Raw records:

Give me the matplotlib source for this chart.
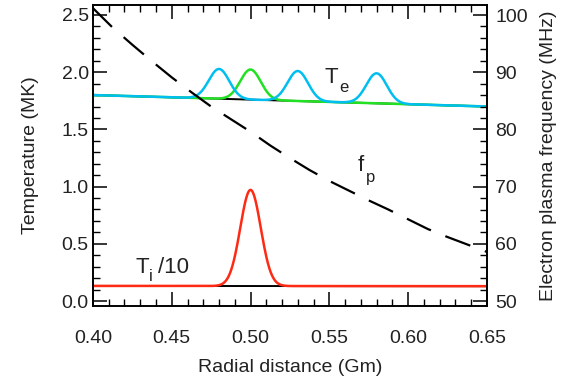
import numpy as np
import matplotlib
matplotlib.use("Agg")
import matplotlib.pyplot as plt
from matplotlib.ticker import MultipleLocator

plt.rcParams['font.family'] = ['Liberation Sans', 'DejaVu Sans']

# electron temperature baseline (MK)
te_r = [0.40, 0.65]
te_base = [1.80, 1.70]
# ion temperature / 10 baseline (MK)
ti_r = [0.40, 0.65]
ti_base = [0.132, 0.130]

# gaussian pulses: centre (Gm), height above baseline (MK), common width
pulse_sigma = 0.0065
cyan_centres = [0.48, 0.53, 0.58]
cyan_heights = [0.26, 0.262, 0.262]
green_centres = [0.50]
green_heights = [0.263]
red_centres = [0.50]
red_heights = [0.84]

# electron plasma frequency (MHz)
fp_r = [0.40, 0.4125, 0.425, 0.4375, 0.45, 0.4625, 0.475, 0.4875, 0.50, 0.5125, 0.525,
        0.5375, 0.55, 0.5625, 0.575, 0.5875, 0.60, 0.6125, 0.625, 0.6375, 0.65]
fp_val = [101.2, 97.8, 94.8, 91.9, 89.1, 86.5, 84.0, 81.8, 79.6, 77.2, 75.0,
          72.9, 71.0, 69.3, 67.6, 66.0, 64.3, 62.6, 61.2, 59.9, 58.6]


def pulsed(base_r, base_v, centres, heights):
    r = np.linspace(base_r[0], base_r[-1], 1001)
    v = np.interp(r, base_r, base_v)
    for c, h in zip(centres, heights):
        v = v + h * np.exp(-0.5 * ((r - c) / pulse_sigma) ** 2)
    return r, v


fig = plt.figure(figsize=(5.81, 3.85), dpi=100)
ax = fig.add_axes([0.160, 0.205, 0.678, 0.782])

ax.plot(te_r, te_base, color='black', lw=1.4)
ax.plot(ti_r, ti_base, color='black', lw=1.4)

r, v = pulsed(te_r, te_base, green_centres, green_heights)
ax.plot(r, v, color='#22e022', lw=1.8)
r, v = pulsed(te_r, te_base, cyan_centres, cyan_heights)
ax.plot(r, v, color='#00bff0', lw=1.8)
r, v = pulsed(ti_r, ti_base, red_centres, red_heights)
ax.plot(r, v, color='#ff2a14', lw=1.8)

ax.set_xlim(0.40, 0.65)
ax.set_ylim(-0.044, 2.587)

ax2 = ax.twinx()
ax2.plot(fp_r, fp_val, color='black', lw=1.6, dashes=(12, 7))
ax2.set_ylim(49.13, 101.75)

txt = '#222222'
ax.set_xticks([0.40, 0.45, 0.50, 0.55, 0.60, 0.65])
ax.set_xticklabels(['0.40', '0.45', '0.50', '0.55', '0.60', '0.65'])
ax.xaxis.set_minor_locator(MultipleLocator(0.01))
ax.set_yticks([0.0, 0.5, 1.0, 1.5, 2.0, 2.5])
ax.set_yticklabels(['0.0', '0.5', '1.0', '1.5', '2.0', '2.5'])
ax.yaxis.set_minor_locator(MultipleLocator(0.1))
ax2.set_yticks([50, 60, 70, 80, 90, 100])
ax2.yaxis.set_minor_locator(MultipleLocator(2))

ax.tick_params(axis='x', which='both', direction='in', top=True, labelsize=14,
               labelcolor=txt, pad=17)
ax.tick_params(axis='y', which='both', direction='in', labelsize=14,
               labelcolor=txt, pad=3)
ax2.tick_params(axis='y', which='both', direction='in', labelsize=14,
                labelcolor=txt, pad=6)
for a in (ax, ax2):
    a.tick_params(which='major', length=10, width=1.1)
    a.tick_params(which='minor', length=5, width=1.0)
    for s in a.spines.values():
        s.set_linewidth(1.2)

ax.set_xlabel('Radial distance (Gm)', fontsize=14, color=txt, labelpad=9)
ax.set_ylabel('Temperature (MK)', fontsize=14, color=txt, labelpad=16)
ax2.set_ylabel('Electron plasma frequency (MHz)', fontsize=14, color=txt,
               labelpad=9)

big = 16
small = 12
ax.text(0.5472, 1.903, 'T', fontsize=big, color=txt, va='baseline')
ax.text(0.5565, 1.830, 'e', fontsize=small, color=txt, va='baseline')
ax.text(0.568, 1.139, 'f', fontsize=big, color=txt, va='baseline')
ax.text(0.5735, 1.043, 'p', fontsize=small, color=txt, va='baseline')
ax.text(0.4267, 0.242, 'T', fontsize=big, color=txt, va='baseline')
ax.text(0.4355, 0.177, 'i', fontsize=small, color=txt, va='baseline')
ax.text(0.4414, 0.242, '/10', fontsize=big, color=txt, va='baseline')

fig.savefig('out.png', dpi=100)
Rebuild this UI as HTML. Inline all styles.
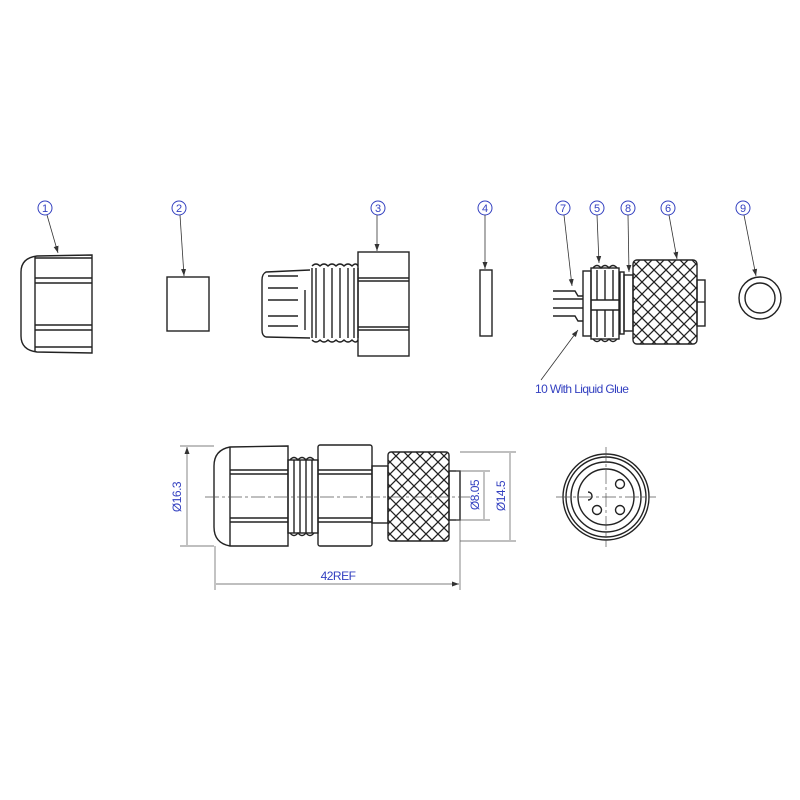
<!DOCTYPE html>
<html><head><style>body{margin:0;background:#fff}svg{display:block}</style></head><body>
<svg width="800" height="800" viewBox="0 0 800 800" xmlns="http://www.w3.org/2000/svg" font-family="Liberation Sans, sans-serif">
<defs>
<pattern id="kn" width="12" height="12" patternUnits="userSpaceOnUse">
<path d="M0 0L12 12M12 0L0 12" stroke="#222" stroke-width="1.3"/>
</pattern>
<marker id="ar" markerWidth="8" markerHeight="8" refX="7" refY="4" orient="auto" markerUnits="userSpaceOnUse"><path d="M0 1.5L7 4L0 6.5z" fill="#333"/></marker>
<marker id="ar2" markerWidth="8" markerHeight="8" refX="1" refY="4" orient="auto" markerUnits="userSpaceOnUse"><path d="M8 1.5L1 4L8 6.5z" fill="#333"/></marker>
</defs>
<rect width="800" height="800" fill="#fff"/>
<g fill="none" stroke="#3340c0" stroke-width="1">
<circle cx="45" cy="208" r="7"/><circle cx="179" cy="208" r="7"/><circle cx="378" cy="208" r="7"/><circle cx="485" cy="208" r="7"/>
<circle cx="563" cy="208" r="7"/><circle cx="597" cy="208" r="7"/><circle cx="628" cy="208" r="7"/><circle cx="668" cy="208" r="7"/><circle cx="743" cy="208" r="7"/>
</g>
<g fill="#3340c0" font-size="11" text-anchor="middle">
<text x="45" y="212">1</text><text x="179" y="212">2</text><text x="378" y="212">3</text><text x="485" y="212">4</text>
<text x="563" y="212">7</text><text x="597" y="212">5</text><text x="628" y="212">8</text><text x="668" y="212">6</text><text x="743" y="212">9</text>
</g>
<text x="535" y="393" fill="#3340c0" font-size="12" letter-spacing="-0.6">10  With Liquid Glue</text>
<g stroke="#333" stroke-width="0.8" fill="none" marker-end="url(#ar)">
<path d="M47 215L58 253"/><path d="M180 215L184 276"/><path d="M377 215L377 251"/><path d="M485 215L485 269"/>
<path d="M564 215L572 286"/><path d="M597 215L599 263"/><path d="M628 215L629 272"/><path d="M669 215L677 259"/><path d="M744 215L756 276"/>
<path d="M541 380L578 330"/>
</g>
<g fill="none" stroke="#222" stroke-width="1.4">
<!-- part 1 -->
<path d="M92 255L37 256Q21 258 21 272L21 336Q21 350 37 352L92 353Z"/>
<path d="M35 256V352M35 258H92M35 278H92M35 283H92M35 325H92M35 330H92M35 347H92"/>
<!-- part 2 -->
<rect x="167" y="277" width="42" height="54"/>
<!-- part 3 -->
<rect x="358" y="252" width="51" height="104"/>
<path d="M358 278H409M358 281H409M358 327H409M358 330H409"/>
<path d="M310 270L266 272Q262 274 262 280L262 330Q262 336 266 337L310 338"/>
<path d="M268 276H298M268 288H298M268 300H298M268 316H298M268 326H298M305 290V330"/>
<path d="M312 268V338M358 268V338"/>
<path d="M312 266Q316 262 320 266Q324 262 328 266Q332 262 336 266Q340 262 344 266Q348 262 352 266Q356 262 358 266"/>
<path d="M312 340Q316 344 320 340Q324 344 328 340Q332 344 336 340Q340 344 344 340Q348 344 352 340Q356 344 358 340"/>
<path d="M316 268V338M324 268V338M332 268V338M340 268V338M348 268V338M354 268V338"/>
<!-- part 4 -->
<rect x="480" y="270" width="12" height="66"/>
<!-- right assembly -->
<path d="M553 291H575L578 296H583M553 299H583M553 308H583M553 316H575L578 321H583"/>
<rect x="583" y="271" width="8" height="65"/>
<rect x="591" y="268" width="28" height="71"/>
<path d="M593 268Q597 263 601 268Q605 263 609 268Q613 263 617 268M593 339Q597 344 601 339Q605 344 609 339Q613 344 617 339"/>
<path d="M597 270V300M605 270V300M613 270V300M597 310V337M605 310V337M613 310V337M591 300H619M591 310H619"/>
<rect x="620" y="272" width="4" height="62"/>
<rect x="624" y="275" width="9" height="56"/>
<rect x="633" y="260" width="64" height="84" rx="4" fill="url(#kn)"/>
<rect x="697" y="280" width="8" height="46"/>
<path d="M697 302H705"/>
<circle cx="760" cy="298" r="21"/><circle cx="760" cy="298" r="15"/>
<!-- bottom assembly -->
<path d="M288 446L230 447Q214 450 214 466L214 527Q214 543 230 546L288 546Z"/>
<path d="M230 447V546M230 470H288M230 474H288M230 518H288M230 522H288"/>
<rect x="288" y="460" width="30" height="73"/>
<path d="M290 460Q294 455 298 460Q302 455 306 460Q310 455 314 460M290 533Q294 538 298 533Q302 538 306 533Q310 538 314 533"/>
<path d="M294 460V533M300 460V533M306 460V533M312 460V533"/>
<rect x="318" y="445" width="54" height="101" rx="2"/>
<path d="M318 470H372M318 474H372M318 518H372M318 522H372"/>
<rect x="372" y="466" width="16" height="57"/>
<rect x="388" y="452" width="61" height="89" rx="3" fill="url(#kn)"/>
<rect x="449" y="471" width="11" height="49"/>
<circle cx="606" cy="497" r="43"/><circle cx="606" cy="497" r="40"/><circle cx="606" cy="497" r="35"/><circle cx="606" cy="497" r="28"/>
<circle cx="620" cy="484" r="4.5"/><circle cx="620" cy="510" r="4.5"/><circle cx="597" cy="510" r="4.5"/>
<path d="M588 492A4 4 0 0 1 588 500"/>
</g>
<g stroke="#555" stroke-width="0.7" fill="none">
<path d="M205 497H470" stroke-dasharray="14 3 3 3"/>
<path d="M556 497H656M606 447V547" stroke-dasharray="14 3 3 3"/>
<path d="M180 446H214M180 546H214M456 471H490M456 520H490M460 452H516M460 541H516M215 546V590M460 520V590"/>
<path d="M187 447V545M484 472V519M510 453V540M216 584H459" marker-start="url(#ar2)" marker-end="url(#ar)"/>
</g>
<g fill="#3340c0" font-size="12">
<text transform="translate(181 497) rotate(-90)" text-anchor="middle" letter-spacing="-0.5">Ø16.3</text>
<text transform="translate(479 495) rotate(-90)" text-anchor="middle" letter-spacing="-0.5">Ø8.05</text>
<text transform="translate(505 496) rotate(-90)" text-anchor="middle" letter-spacing="-0.5">Ø14.5</text>
<text x="338" y="580" text-anchor="middle" letter-spacing="-0.5">42REF</text>
</g>
</svg>
</body></html>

◆ **WHAT IS ASKED**:
Repeat the lines exactly as they stand, from the opening line of the data through the line with "red_heights = [0.84]". Pictures stay out of the copy.

◆ **THE OUTPUT**:
Give me the matplotlib source for this chart.
import numpy as np
import matplotlib
matplotlib.use("Agg")
import matplotlib.pyplot as plt
from matplotlib.ticker import MultipleLocator

plt.rcParams['font.family'] = ['Liberation Sans', 'DejaVu Sans']

# electron temperature baseline (MK)
te_r = [0.40, 0.65]
te_base = [1.80, 1.70]
# ion temperature / 10 baseline (MK)
ti_r = [0.40, 0.65]
ti_base = [0.132, 0.130]

# gaussian pulses: centre (Gm), height above baseline (MK), common width
pulse_sigma = 0.0065
cyan_centres = [0.48, 0.53, 0.58]
cyan_heights = [0.26, 0.262, 0.262]
green_centres = [0.50]
green_heights = [0.263]
red_centres = [0.50]
red_heights = [0.84]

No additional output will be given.